Review of the newspapers for the first week in January 2020
Just two rather unusual, relevant perspectives:
Amelia Hill gives us: ‘Pensioners’ spending is adding billions to the economy’ https://www.theguardian.com/society/2020/jan/02/uk-retirees-spending-rockets-as-younger-people-spend-less
An article which draws on a report for the International Longevity Centre: https://ilcuk.org.uk/wp-content/uploads/2019/12/Maximising-the-longevity-dividend.pdf
It provides a thorough and elegant review of the financial profiles of older people within the context of the wider population and is a development on from the review of inter-generational matters which we considered at the Sheffield Conference.
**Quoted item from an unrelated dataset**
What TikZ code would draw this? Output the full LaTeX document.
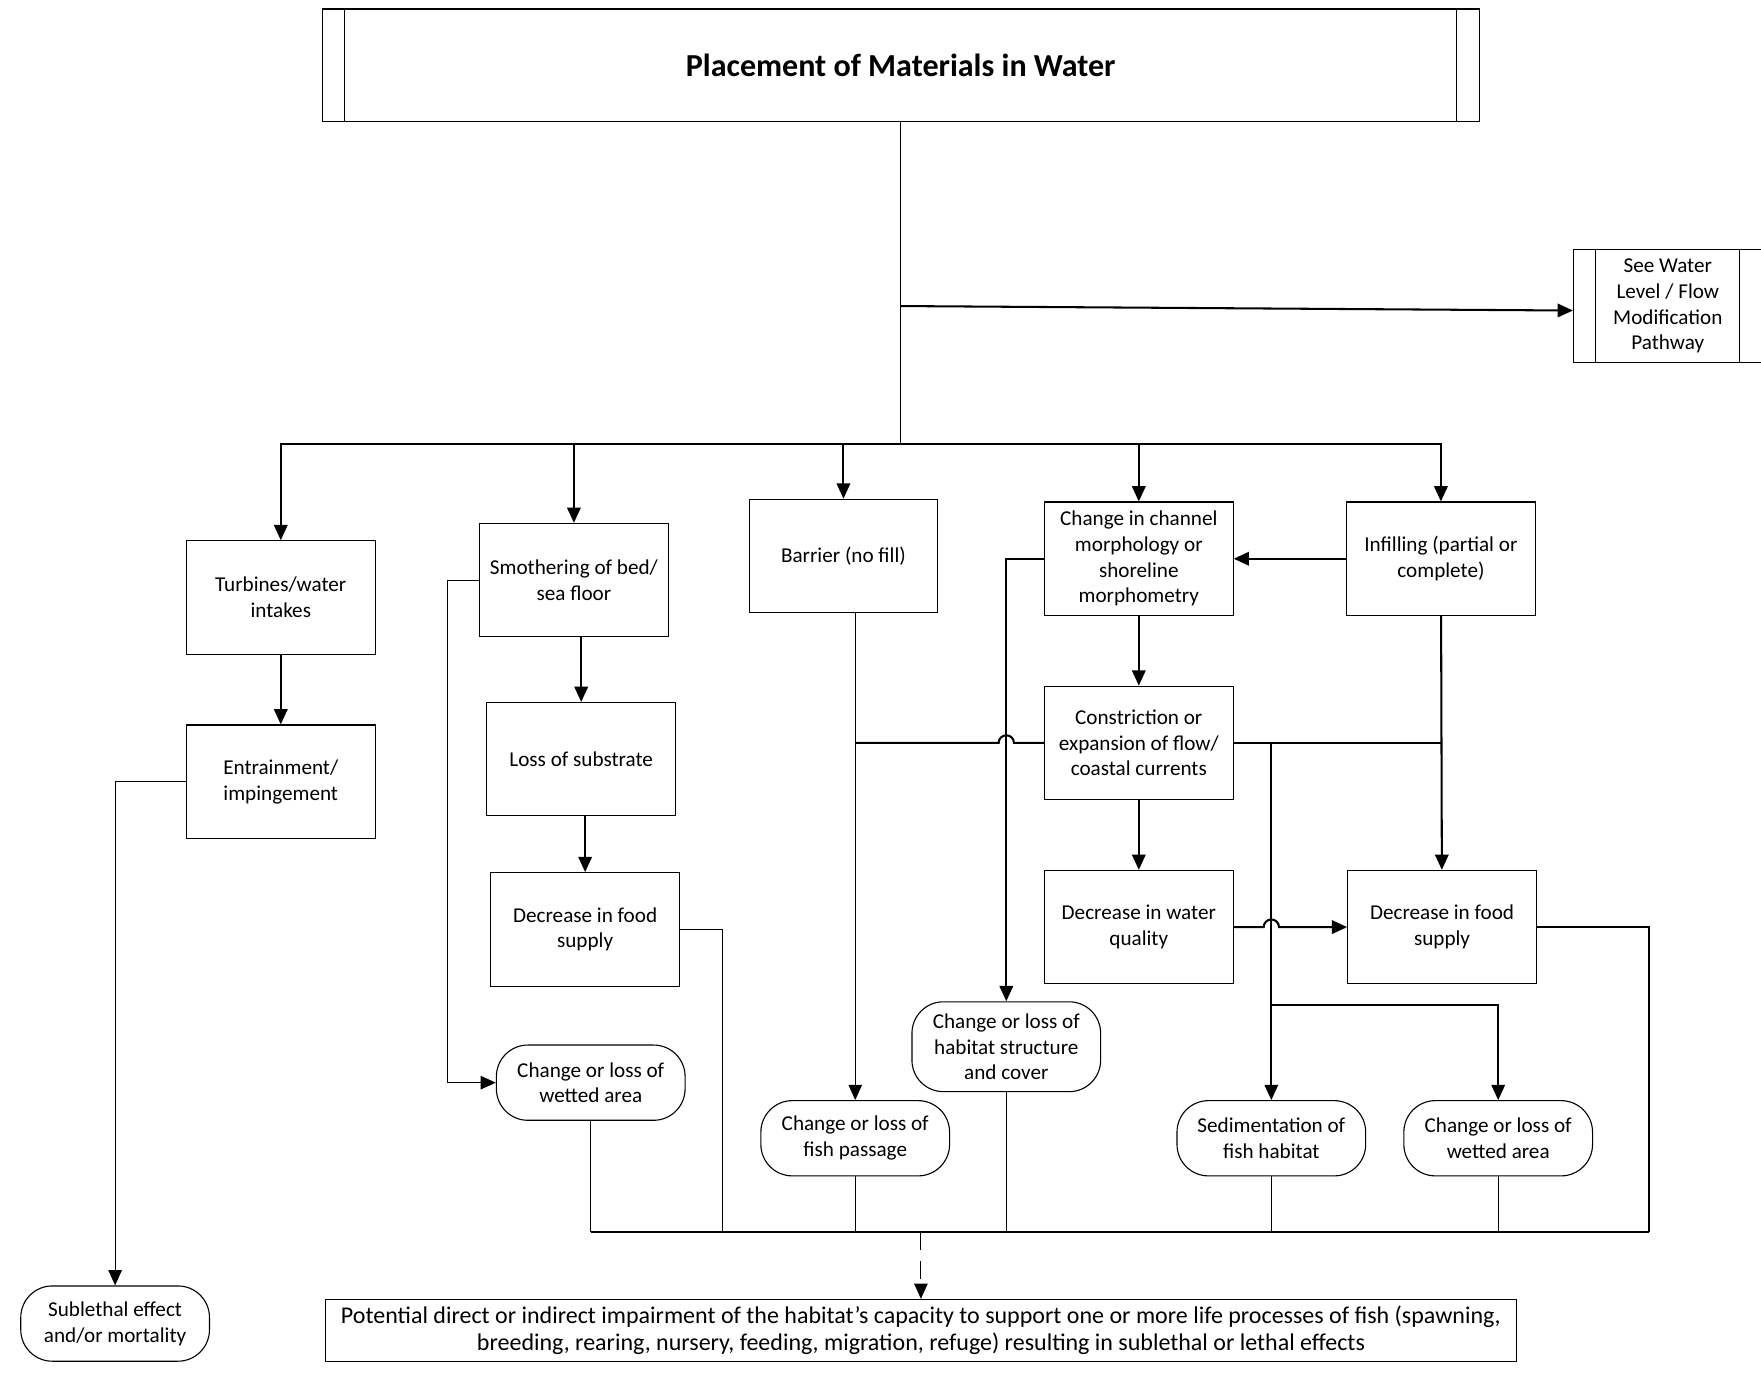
\documentclass[tikz,border=0pt]{standalone}
\usepackage{fontspec}
\setmainfont{Carlito}
\usetikzlibrary{arrows.meta, positioning}

\begin{document}
\begin{tikzpicture}[
  x=0.25mm, y=-0.25mm,
  box/.style={
    rectangle,
    draw=black,
    line width=0.7pt,
    align=center,
    inner sep=2pt,
    minimum width=42mm,
    minimum height=25.25mm,
    font=\fontsize{13.4}{16.3}\selectfont
  },
  term/.style={
    rectangle,
    draw=black,
    line width=0.7pt,
    rounded corners=7mm,
    align=center,
    inner sep=2pt,
    minimum width=42mm,
    minimum height=16.75mm,
    font=\fontsize{13.4}{16.3}\selectfont
  },
  procbox/.style={
    rectangle,
    draw=black,
    line width=0.7pt,
    align=center,
    inner sep=2pt,
    path picture={
      \draw[line width=0.7pt] ([xshift=5mm]path picture bounding box.north west) -- ([xshift=5mm]path picture bounding box.south west);
      \draw[line width=0.7pt] ([xshift=-5mm]path picture bounding box.north east) -- ([xshift=-5mm]path picture bounding box.south east);
    }
  },
  arrow/.style={-{Triangle[length=3.4mm, width=3mm]}, line width=1.3pt},
  link/.style={line width=1.3pt},
  thinlink/.style={line width=0.7pt},
  node distance=15.5mm and 25.25mm
]
\useasboundingbox (0,0) rectangle (1568,1222);

\node[procbox, minimum width=257.5mm, minimum height=25mm, font=\fontsize{20.3}{24}\selectfont\bfseries] (title) at (802,58) {Placement of Materials in Water};
\node[procbox, minimum width=42mm, minimum height=25.25mm, font=\fontsize{13.4}{16.3}\selectfont] (see) at (1485,272.5) {See Water\\Level / Flow\\Modification\\Pathway};

\node[box] (turb) at (250,532) {Turbines/water\\intakes};
\node[box, below=of turb] (entrain) {Entrainment/\\impingement};
\node[box] (smother) at (511,516.5) {Smothering of bed/\\sea floor};
\node[box] (loss) at (517.5,676) {Loss of substrate};
\node[box] (foodL) at (521,827.5) {Decrease in food\\supply};
\node[box] (barrier) at (751,495) {Barrier (no fill)};
\node[box] (chan) at (1014,497.5) {Change in channel\\morphology or\\shoreline\\morphometry};
\node[box, below=of chan] (constr) {Constriction or\\expansion of flow/\\coastal currents};
\node[box, below=of constr] (waterQ) {Decrease in water\\quality};
\node[box, right=of waterQ] (foodR) {Decrease in food\\supply};
\node[box] (infill) at (1283,497.5) {Infilling (partial or\\complete)};

\node[term] (wetL) at (526,964) {Change or loss of\\wetted area};
\node[term] (fish) at (761.5,1013.5) {Change or loss of\\fish passage};
\node[term, minimum height=20mm] (habitat) at (896,932) {Change or loss of\\habitat structure\\and cover};
\node[term] (sed) at (1132,1013.5) {Sedimentation of\\fish habitat};
\node[term] (wetR) at (1334,1013.5) {Change or loss of\\wetted area};
\node[term] (sub) at (102.5,1178.5) {Sublethal effect\\and/or mortality};
\node[box, minimum width=265mm, minimum height=13.75mm, font=\fontsize{15.2}{17}\selectfont] (bottom) at (820,1184.5) {Potential direct or indirect impairment of the habitat’s capacity to support one or more life processes of fish (spawning,\\breeding, rearing, nursery, feeding, migration, refuge) resulting in sublethal or lethal effects};

\coordinate (hub) at (802,395);
\coordinate (fork) at (1132,895);
\coordinate (busL) at (526,1097);
\coordinate (busR) at (1468,1097);
\coordinate (hopA) at (habitat.north |- constr.west);
\coordinate (hopB) at (sed.north |- waterQ.east);

\draw[thinlink] (title.south) -- (hub);
\draw[arrow] (title.south |- see.west) -- ([yshift=-1mm]see.west);
\draw[arrow] (hub) -| (turb.north);
\draw[arrow] (hub) -| (smother.north);
\draw[arrow] (hub) -| (barrier.north);
\draw[arrow] (hub) -| (chan.north);
\draw[arrow] (hub) -| (infill.north);

\draw[arrow] (turb) -- (entrain);
\draw[arrow, thinlink] (entrain.west) -| (sub.north);
\draw[arrow] (smother.south -| loss.north) -- (loss.north);
\draw[arrow] (loss.south -| foodL.north) -- (foodL.north);
\draw[arrow, thinlink] (smother.west) -- ++(-28,0) |- (wetL.west);
\draw[arrow, thinlink] (barrier.south -| fish.north) -- (fish.north);

\draw[arrow] (infill.west) -- (chan.east);
\draw[arrow] (chan.west) -| (habitat.north);
\draw[arrow] (chan) -- (constr);
\draw[arrow] (constr) -- (waterQ);
\draw[link] (constr.west) -- ([xshift=1.7mm]hopA) arc[start angle=0, end angle=180, radius=1.7mm] -- (fish.north |- constr.west);
\draw[link] (constr.east) -- (infill.south |- constr.east);
\draw[arrow] (infill) -- (foodR);
\draw[arrow] (sed.north |- constr.east) -- (sed.north);
\draw[arrow] (fork) -| (wetR.north);
\draw[arrow] (waterQ.east) -- ([xshift=-1.7mm]hopB) arc[start angle=180, end angle=0, radius=1.7mm] -- (foodR.west);

\draw[link] (busL) -- (busR);
\draw[thinlink] (wetL.south) -- (busL);
\draw[thinlink] (foodL.east) -- ++(38,0) coordinate (foodLbend) -- (foodLbend |- busL);
\draw[thinlink] (fish.south) -- (fish.south |- busL);
\draw[thinlink] (habitat.south) -- (habitat.south |- busL);
\draw[thinlink] (sed.south) -- (sed.south |- busL);
\draw[thinlink] (wetR.south) -- (wetR.south |- busL);
\draw[link] (foodR.east) -| (busR);
\draw[arrow, thinlink, dash pattern=on 4mm off 2.5mm] (bottom.north |- busL) -- (bottom.north);

\end{tikzpicture}
\end{document}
Older people are fitter than in previous generations: they are already more likely to remain in paid employment than previous cohorts. They are relatively well off, but are modest in their spending patterns. Quite apart from paid employment, an Age UK analysis has calculated that people aged 50 and older contributed £226.1 billion to the UK economy in 2017. This equates to 11.3% of GDP (Gross Domestic Product)
This paper looks toward ways of unlocking the ‘longevity dividend’ – encouraging older people to work longer and to spend more freely. Older people are identified as prey – their resources to be drawn on for the benefit of the rest of society. This is an uncomfortable reversal of previous models which have seen older people as in need of care and supplements.
Simon Jenkins wrote of the physical attractions of churches and the economic vibrancy of cathedrals and Christmas services: www.theguardian.com/commentisfree/2019/dec/27/britain-churches-cathedrals-anglican
He declares himself a church-lover, but not a church-goer – by which I take it he means that he is not a person of faith. His analysis of why Christmas services are so well attended – because of ‘a lingering family attachment to childhood ritual’ – is worth thinking about. There is just a suggestion of something deep inside which overrides the fashions of everyday life 2020.
There is much wisdom in the seven letters published in response: www.theguardian.com/world/2020/jan/03/faith-in-the-church-and-its-ability-to-survive. I am particularly taken by Leigh Hatts’ thoughts on how to respond to the falling congregations in rural and other churches. Rather than rotate services between churches to a ‘complex railway time-table’, we should respect the wishes of congregants who want to worship in their own place at a regular time, even if the attendees are few. This would require modified services to be conducted by the laity. Such honest local ownership might light unexpected sparks.